→ **DATA EXTRACT**:
———
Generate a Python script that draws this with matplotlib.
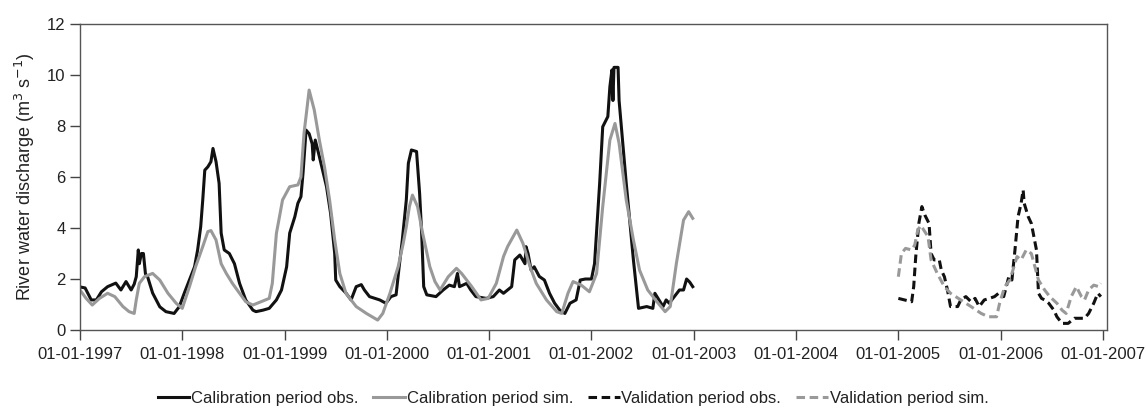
import matplotlib
matplotlib.use("Agg")
import matplotlib.pyplot as plt

plt.rcParams['font.family'] = ['Liberation Sans', 'DejaVu Sans']

# --- data (decimal year, m3/s) ---
cal_obs_t = [1997.00, 1997.05, 1997.11, 1997.16, 1997.21, 1997.27, 1997.35, 1997.40, 1997.45, 1997.50,
             1997.53, 1997.55, 1997.57, 1997.58, 1997.60, 1997.62, 1997.64, 1997.66, 1997.71, 1997.78,
             1997.84, 1997.92, 1997.97, 1998.02, 1998.07, 1998.12, 1998.15, 1998.18, 1998.20, 1998.22,
             1998.25, 1998.28, 1998.30, 1998.33, 1998.36, 1998.38, 1998.41, 1998.46, 1998.51, 1998.56,
             1998.62, 1998.69, 1998.72, 1998.79, 1998.85, 1998.92, 1998.97, 1999.02, 1999.05, 1999.10,
             1999.13, 1999.16, 1999.18, 1999.21, 1999.24, 1999.27, 1999.28, 1999.30, 1999.34, 1999.41,
             1999.45, 1999.49, 1999.50, 1999.54, 1999.60, 1999.65, 1999.70, 1999.75, 1999.78, 1999.83,
             1999.93, 1999.99, 2000.04, 2000.09, 2000.12, 2000.15, 2000.19, 2000.21, 2000.24, 2000.29,
             2000.32, 2000.34, 2000.36, 2000.39, 2000.48, 2000.55, 2000.61, 2000.66, 2000.69, 2000.71,
             2000.78, 2000.82, 2000.87, 2000.97, 2001.04, 2001.10, 2001.14, 2001.22, 2001.25, 2001.30,
             2001.35, 2001.36, 2001.38, 2001.41, 2001.44, 2001.49, 2001.54, 2001.59, 2001.64, 2001.69,
             2001.74, 2001.79, 2001.85, 2001.89, 2001.94, 2002.00, 2002.03, 2002.08, 2002.11, 2002.16,
             2002.18, 2002.20, 2002.21, 2002.22, 2002.26, 2002.27, 2002.34, 2002.41, 2002.46, 2002.54,
             2002.60, 2002.62, 2002.66, 2002.70, 2002.73, 2002.76, 2002.86, 2002.90, 2002.93, 2002.96,
             2002.99]
cal_obs_q = [1.69, 1.65, 1.18, 1.18, 1.50, 1.70, 1.84, 1.57, 1.90, 1.57,
             1.80, 2.09, 3.14, 2.60, 3.00, 3.00, 2.20, 2.10, 1.45, 0.91,
             0.72, 0.65, 0.91, 1.45, 1.96, 2.48, 3.14, 4.05, 5.10, 6.27,
             6.40, 6.60, 7.12, 6.60, 5.75, 3.80, 3.14, 3.00, 2.60, 1.83,
             1.18, 0.78, 0.72, 0.78, 0.85, 1.18, 1.57, 2.48, 3.80, 4.44,
             4.97, 5.23, 6.14, 7.84, 7.70, 7.30, 6.67, 7.45, 6.80, 5.62,
             4.57, 3.00, 1.96, 1.70, 1.45, 1.18, 1.70, 1.78, 1.57, 1.31,
             1.18, 1.05, 1.31, 1.38, 2.48, 3.50, 5.10, 6.54, 7.06, 7.00,
             5.36, 3.80, 1.70, 1.38, 1.31, 1.57, 1.76, 1.70, 2.22, 1.70,
             1.83, 1.57, 1.31, 1.24, 1.31, 1.57, 1.44, 1.70, 2.75, 2.94,
             2.60, 3.27, 3.00, 2.35, 2.48, 2.10, 1.96, 1.44, 1.05, 0.78,
             0.65, 1.05, 1.18, 1.96, 2.00, 2.00, 2.60, 5.75, 7.97, 8.37,
             9.54, 10.2, 9.00, 10.3, 10.3, 9.00, 5.75, 2.75, 0.85, 0.92,
             0.85, 1.44, 1.18, 0.92, 1.18, 1.05, 1.57, 1.57, 2.00, 1.88,
             1.70]

cal_sim_t = [1997.00, 1997.06, 1997.12, 1997.19, 1997.27, 1997.34, 1997.42, 1997.48, 1997.53, 1997.55,
             1997.58, 1997.63, 1997.71, 1997.78, 1997.86, 1997.94, 1998.00, 1998.07, 1998.13, 1998.20,
             1998.25, 1998.28, 1998.33, 1998.38, 1998.43, 1998.49, 1998.56, 1998.62, 1998.69, 1998.77,
             1998.85, 1998.88, 1998.92, 1998.95, 1998.98, 1999.05, 1999.13, 1999.16, 1999.19, 1999.24,
             1999.29, 1999.34, 1999.39, 1999.44, 1999.49, 1999.54, 1999.60, 1999.70, 1999.80, 1999.91,
             1999.96, 2000.03, 2000.11, 2000.16, 2000.19, 2000.22, 2000.25, 2000.30, 2000.35, 2000.42,
             2000.47, 2000.52, 2000.60, 2000.68, 2000.73, 2000.83, 2000.92, 2000.99, 2001.07, 2001.14,
             2001.18, 2001.27, 2001.33, 2001.40, 2001.46, 2001.56, 2001.66, 2001.71, 2001.77, 2001.82,
             2001.90, 2001.98, 2002.05, 2002.11, 2002.18, 2002.23, 2002.27, 2002.34, 2002.41, 2002.47,
             2002.55, 2002.64, 2002.72, 2002.77, 2002.83, 2002.90, 2002.95, 2002.99]
cal_sim_q = [1.57, 1.24, 0.98, 1.24, 1.44, 1.31, 0.92, 0.72, 0.65, 1.18,
             1.83, 2.09, 2.22, 1.96, 1.44, 1.05, 0.85, 1.70, 2.48, 3.27,
             3.86, 3.90, 3.53, 2.60, 2.22, 1.83, 1.44, 1.11, 0.98, 1.11,
             1.24, 1.83, 3.79, 4.44, 5.10, 5.62, 5.69, 6.00, 7.71, 9.41,
             8.63, 7.45, 6.40, 5.10, 3.53, 2.22, 1.44, 0.92, 0.65, 0.39,
             0.65, 1.44, 2.48, 3.40, 4.05, 4.84, 5.29, 4.84, 3.79, 2.48,
             1.90, 1.57, 2.09, 2.42, 2.22, 1.70, 1.18, 1.24, 1.83, 2.88,
             3.27, 3.92, 3.40, 2.48, 1.83, 1.18, 0.72, 0.65, 1.44, 1.90,
             1.76, 1.50, 2.22, 4.84, 7.45, 8.10, 7.32, 5.10, 3.53, 2.35,
             1.57, 1.11, 0.72, 0.92, 2.61, 4.31, 4.64, 4.38]

val_obs_t = [2005.00, 2005.06, 2005.13, 2005.15, 2005.17, 2005.20, 2005.23, 2005.26, 2005.30, 2005.32,
             2005.35, 2005.40, 2005.42, 2005.45, 2005.48, 2005.51, 2005.58, 2005.61, 2005.66, 2005.71,
             2005.75, 2005.79, 2005.84, 2005.89, 2005.94, 2005.98, 2006.03, 2006.08, 2006.11, 2006.14,
             2006.17, 2006.20, 2006.22, 2006.23, 2006.27, 2006.30, 2006.35, 2006.37, 2006.40, 2006.43,
             2006.47, 2006.52, 2006.55, 2006.60, 2006.66, 2006.72, 2006.77, 2006.82, 2006.86, 2006.91,
             2006.95, 2006.98]
val_obs_q = [1.24, 1.18, 1.11, 1.70, 2.88, 4.18, 4.84, 4.50, 4.18, 3.00,
             2.75, 2.75, 2.35, 2.09, 1.57, 0.92, 0.92, 1.18, 1.31, 1.11,
             1.24, 0.92, 1.18, 1.24, 1.31, 1.44, 1.31, 2.09, 1.96, 3.14,
             4.44, 4.97, 5.49, 4.97, 4.44, 4.18, 3.14, 1.44, 1.24, 1.18,
             1.05, 0.78, 0.52, 0.26, 0.26, 0.46, 0.46, 0.46, 0.65, 1.05,
             1.44, 1.31]

val_sim_t = [2005.00, 2005.03, 2005.07, 2005.13, 2005.16, 2005.19, 2005.22, 2005.29, 2005.32, 2005.38,
             2005.45, 2005.51, 2005.61, 2005.71, 2005.81, 2005.88, 2005.96, 2005.99, 2006.04, 2006.09,
             2006.12, 2006.16, 2006.20, 2006.25, 2006.30, 2006.37, 2006.43, 2006.48, 2006.55, 2006.60,
             2006.64, 2006.69, 2006.74, 2006.79, 2006.82, 2006.86, 2006.91, 2006.96, 2006.98]
val_sim_q = [2.09, 3.00, 3.20, 3.14, 3.33, 3.92, 4.10, 3.66, 2.75, 2.22,
             1.70, 1.44, 1.18, 0.92, 0.65, 0.52, 0.52, 1.05, 1.70, 1.96,
             2.35, 2.88, 2.75, 3.14, 3.00, 1.96, 1.57, 1.31, 1.05, 0.78,
             0.65, 1.31, 1.70, 1.31, 1.18, 1.57, 1.76, 1.70, 1.83]

tick_years = list(range(1997, 2008))
tick_labels = ["01-01-%d" % y for y in tick_years]
y_ticks = [0, 2, 4, 6, 8, 10, 12]

# --- plot ---
fig = plt.figure(figsize=(11.46, 4.17), dpi=100)
ax = fig.add_axes([0.0698, 0.2086, 0.8962, 0.7338])

black = '#111111'
grey = '#999999'
lw = 2.2
ax.plot(cal_obs_t, cal_obs_q, color=black, lw=lw, label='Calibration period obs.')
ax.plot(cal_sim_t, cal_sim_q, color=grey, lw=lw, label='Calibration period sim.')
ax.plot(val_obs_t, val_obs_q, color=black, lw=lw, ls=(0, (2.8, 1.5)), label='Validation period obs.')
ax.plot(val_sim_t, val_sim_q, color=grey, lw=lw, ls=(0, (2.8, 1.5)), label='Validation period sim.')

ax.set_xlim(1997, 2007.04)
ax.set_ylim(0, 12)
ax.set_xticks(tick_years)
ax.set_xticklabels(tick_labels)
ax.set_yticks(y_ticks)
ax.tick_params(axis='both', labelsize=12, length=7, width=1, color='#444444',
               labelcolor='#222222', direction='out')
ax.tick_params(axis='x', pad=5)
for s in ax.spines.values():
    s.set_color('#555555')
    s.set_linewidth(1.0)

ax.set_ylabel('River water discharge (m$^3$ s$^{-1}$)', fontsize=13, labelpad=7, color='#222222')

fig.legend(loc='center', bbox_to_anchor=(0.5, 0.045), ncol=4, frameon=False, fontsize=12,
           handlelength=1.9, handletextpad=0.1, columnspacing=0.9, labelcolor='#222222')

fig.savefig('out.png', dpi=100)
———
→ **TASK INSTRUCTIONS**: Starting at the first line of the material, output exactly the lines up to and including the one with "plt.rcParams['font.family'] = ['Liberation". Do not include the pictures.

→ **CORRECT RESPONSE**:
Generate a Python script that draws this with matplotlib.
import matplotlib
matplotlib.use("Agg")
import matplotlib.pyplot as plt

plt.rcParams['font.family'] = ['Liberation Sans', 'DejaVu Sans']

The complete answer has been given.